** WHAT YOU WILL DO **
Start at the line holding "Reproduce this chart with matplotlib.", stop at the line holding "return 1 - py / H", and repeat those lines exactly, both ends included; skip the pictures.

[begin ITEMS]

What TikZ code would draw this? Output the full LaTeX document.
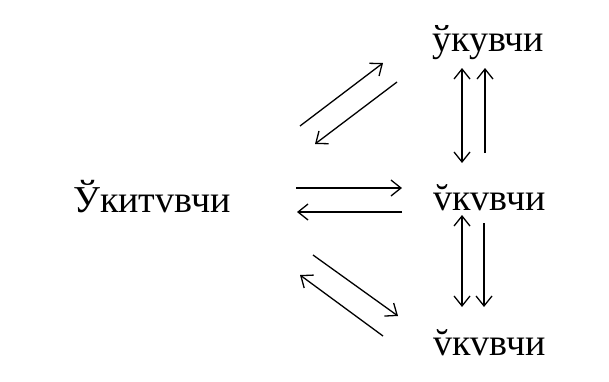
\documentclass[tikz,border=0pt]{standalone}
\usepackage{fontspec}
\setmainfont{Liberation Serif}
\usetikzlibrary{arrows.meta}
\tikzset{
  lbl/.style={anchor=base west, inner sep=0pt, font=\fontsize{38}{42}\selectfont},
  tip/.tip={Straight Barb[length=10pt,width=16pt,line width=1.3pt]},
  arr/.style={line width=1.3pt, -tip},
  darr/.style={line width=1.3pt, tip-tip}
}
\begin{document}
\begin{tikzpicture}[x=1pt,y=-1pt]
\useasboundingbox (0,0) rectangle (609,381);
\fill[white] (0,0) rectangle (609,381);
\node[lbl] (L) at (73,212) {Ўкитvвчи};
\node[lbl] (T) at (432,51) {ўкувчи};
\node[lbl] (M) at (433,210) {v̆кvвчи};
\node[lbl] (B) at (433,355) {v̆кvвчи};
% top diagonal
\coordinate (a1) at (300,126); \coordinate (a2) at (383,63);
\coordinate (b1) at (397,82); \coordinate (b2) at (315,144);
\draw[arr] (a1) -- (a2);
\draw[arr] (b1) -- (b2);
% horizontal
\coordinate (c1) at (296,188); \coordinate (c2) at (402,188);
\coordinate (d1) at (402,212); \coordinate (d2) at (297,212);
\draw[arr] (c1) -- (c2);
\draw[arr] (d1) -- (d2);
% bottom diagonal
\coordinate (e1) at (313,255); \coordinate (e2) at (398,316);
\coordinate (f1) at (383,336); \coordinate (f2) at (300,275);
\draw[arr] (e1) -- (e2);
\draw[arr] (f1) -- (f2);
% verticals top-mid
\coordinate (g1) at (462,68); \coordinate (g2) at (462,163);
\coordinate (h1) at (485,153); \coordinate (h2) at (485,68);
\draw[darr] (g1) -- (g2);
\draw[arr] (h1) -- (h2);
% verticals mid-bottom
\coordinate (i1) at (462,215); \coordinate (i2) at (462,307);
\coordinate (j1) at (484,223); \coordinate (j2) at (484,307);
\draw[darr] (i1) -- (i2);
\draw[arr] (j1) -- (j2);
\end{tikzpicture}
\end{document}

[end ITEMS]
[begin ITEMS]

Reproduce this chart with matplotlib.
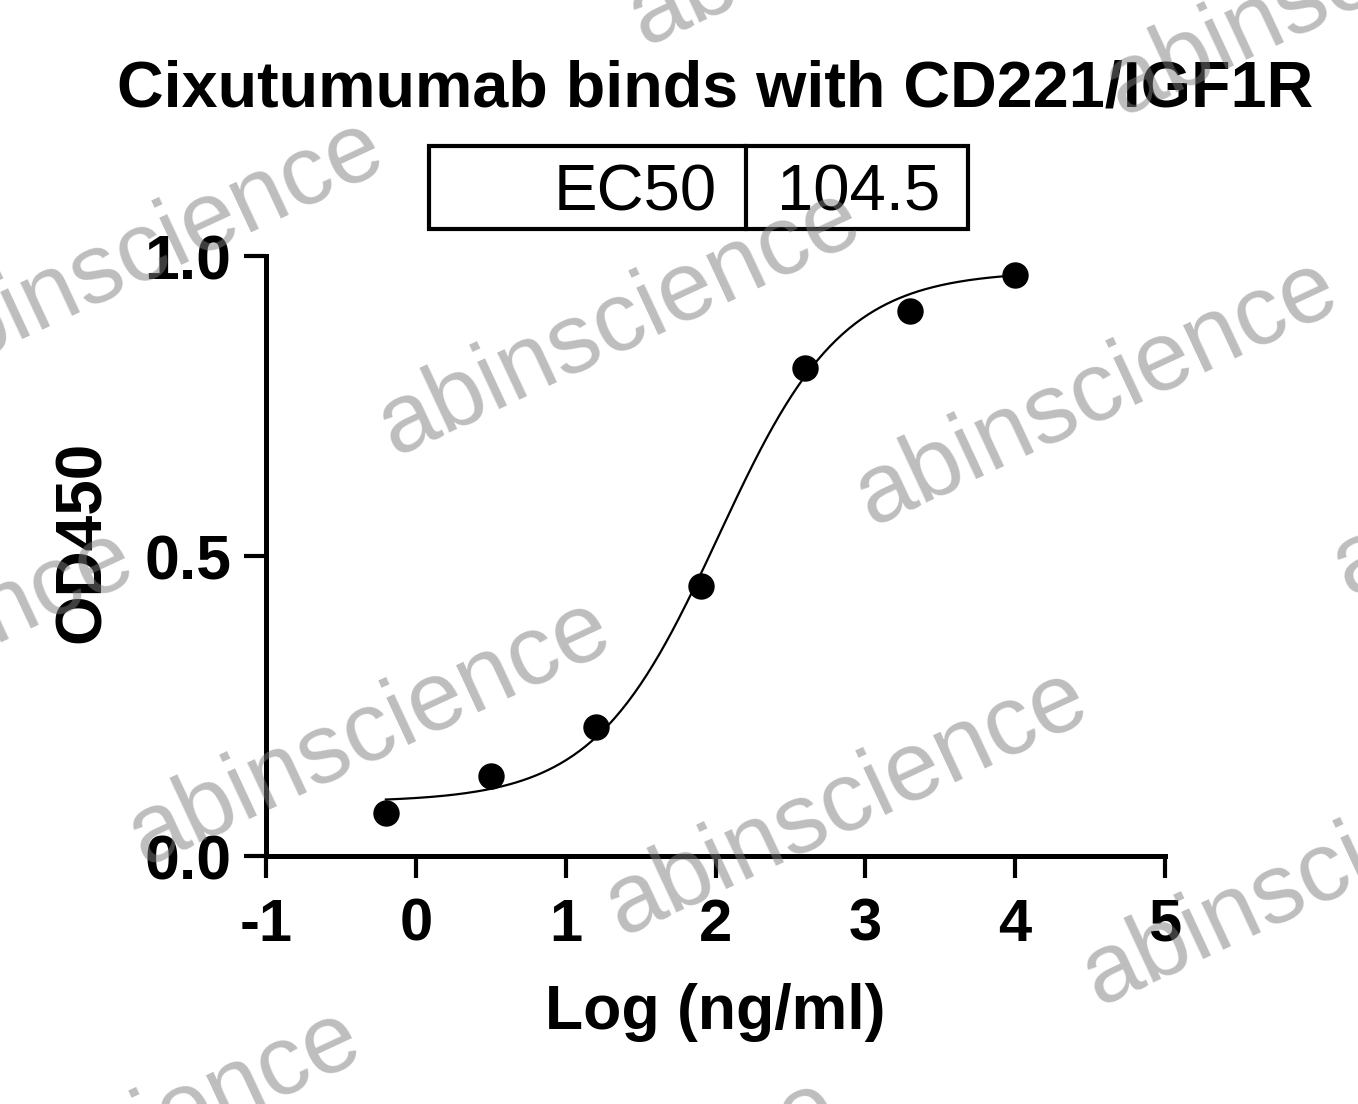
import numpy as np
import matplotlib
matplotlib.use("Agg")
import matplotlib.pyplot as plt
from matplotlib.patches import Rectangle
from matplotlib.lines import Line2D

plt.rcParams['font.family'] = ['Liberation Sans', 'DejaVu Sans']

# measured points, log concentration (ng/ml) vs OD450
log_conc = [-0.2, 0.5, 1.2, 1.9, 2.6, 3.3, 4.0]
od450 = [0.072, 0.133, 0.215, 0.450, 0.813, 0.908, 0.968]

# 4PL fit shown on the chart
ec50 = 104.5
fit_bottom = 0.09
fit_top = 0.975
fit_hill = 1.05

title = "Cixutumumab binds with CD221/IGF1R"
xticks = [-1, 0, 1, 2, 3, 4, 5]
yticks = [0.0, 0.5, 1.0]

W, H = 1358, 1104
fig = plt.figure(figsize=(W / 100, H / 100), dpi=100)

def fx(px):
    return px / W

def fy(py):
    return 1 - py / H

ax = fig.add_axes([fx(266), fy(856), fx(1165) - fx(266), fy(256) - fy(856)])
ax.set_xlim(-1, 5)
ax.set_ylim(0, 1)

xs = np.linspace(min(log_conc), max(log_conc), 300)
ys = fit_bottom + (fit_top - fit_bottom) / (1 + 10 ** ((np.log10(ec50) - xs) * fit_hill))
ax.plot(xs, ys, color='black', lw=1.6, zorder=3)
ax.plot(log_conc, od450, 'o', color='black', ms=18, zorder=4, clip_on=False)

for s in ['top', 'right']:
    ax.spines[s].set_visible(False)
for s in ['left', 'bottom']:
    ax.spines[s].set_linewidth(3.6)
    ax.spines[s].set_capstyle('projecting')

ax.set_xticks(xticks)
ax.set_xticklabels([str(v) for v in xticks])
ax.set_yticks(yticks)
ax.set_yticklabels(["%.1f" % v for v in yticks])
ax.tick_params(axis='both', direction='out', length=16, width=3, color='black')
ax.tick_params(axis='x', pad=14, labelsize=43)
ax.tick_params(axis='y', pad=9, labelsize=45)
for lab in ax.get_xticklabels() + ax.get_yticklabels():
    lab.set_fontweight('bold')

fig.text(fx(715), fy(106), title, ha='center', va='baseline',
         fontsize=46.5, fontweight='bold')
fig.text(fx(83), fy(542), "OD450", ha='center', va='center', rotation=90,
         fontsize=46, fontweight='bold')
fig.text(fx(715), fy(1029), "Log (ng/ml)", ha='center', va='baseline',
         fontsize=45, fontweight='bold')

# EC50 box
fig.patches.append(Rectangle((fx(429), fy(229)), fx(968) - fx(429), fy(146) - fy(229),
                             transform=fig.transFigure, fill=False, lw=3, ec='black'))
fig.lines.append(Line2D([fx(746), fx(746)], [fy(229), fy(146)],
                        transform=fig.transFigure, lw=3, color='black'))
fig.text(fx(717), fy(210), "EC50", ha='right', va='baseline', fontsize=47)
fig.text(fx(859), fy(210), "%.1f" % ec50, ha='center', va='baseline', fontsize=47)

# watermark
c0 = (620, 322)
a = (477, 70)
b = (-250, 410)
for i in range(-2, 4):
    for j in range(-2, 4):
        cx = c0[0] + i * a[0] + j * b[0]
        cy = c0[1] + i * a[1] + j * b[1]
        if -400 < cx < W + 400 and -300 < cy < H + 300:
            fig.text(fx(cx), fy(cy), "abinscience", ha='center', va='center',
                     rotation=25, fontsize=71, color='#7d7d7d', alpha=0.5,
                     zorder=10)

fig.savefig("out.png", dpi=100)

[end ITEMS]

** REPLY TO THE TASK **
Reproduce this chart with matplotlib.
import numpy as np
import matplotlib
matplotlib.use("Agg")
import matplotlib.pyplot as plt
from matplotlib.patches import Rectangle
from matplotlib.lines import Line2D

plt.rcParams['font.family'] = ['Liberation Sans', 'DejaVu Sans']

# measured points, log concentration (ng/ml) vs OD450
log_conc = [-0.2, 0.5, 1.2, 1.9, 2.6, 3.3, 4.0]
od450 = [0.072, 0.133, 0.215, 0.450, 0.813, 0.908, 0.968]

# 4PL fit shown on the chart
ec50 = 104.5
fit_bottom = 0.09
fit_top = 0.975
fit_hill = 1.05

title = "Cixutumumab binds with CD221/IGF1R"
xticks = [-1, 0, 1, 2, 3, 4, 5]
yticks = [0.0, 0.5, 1.0]

W, H = 1358, 1104
fig = plt.figure(figsize=(W / 100, H / 100), dpi=100)

def fx(px):
    return px / W

def fy(py):
    return 1 - py / H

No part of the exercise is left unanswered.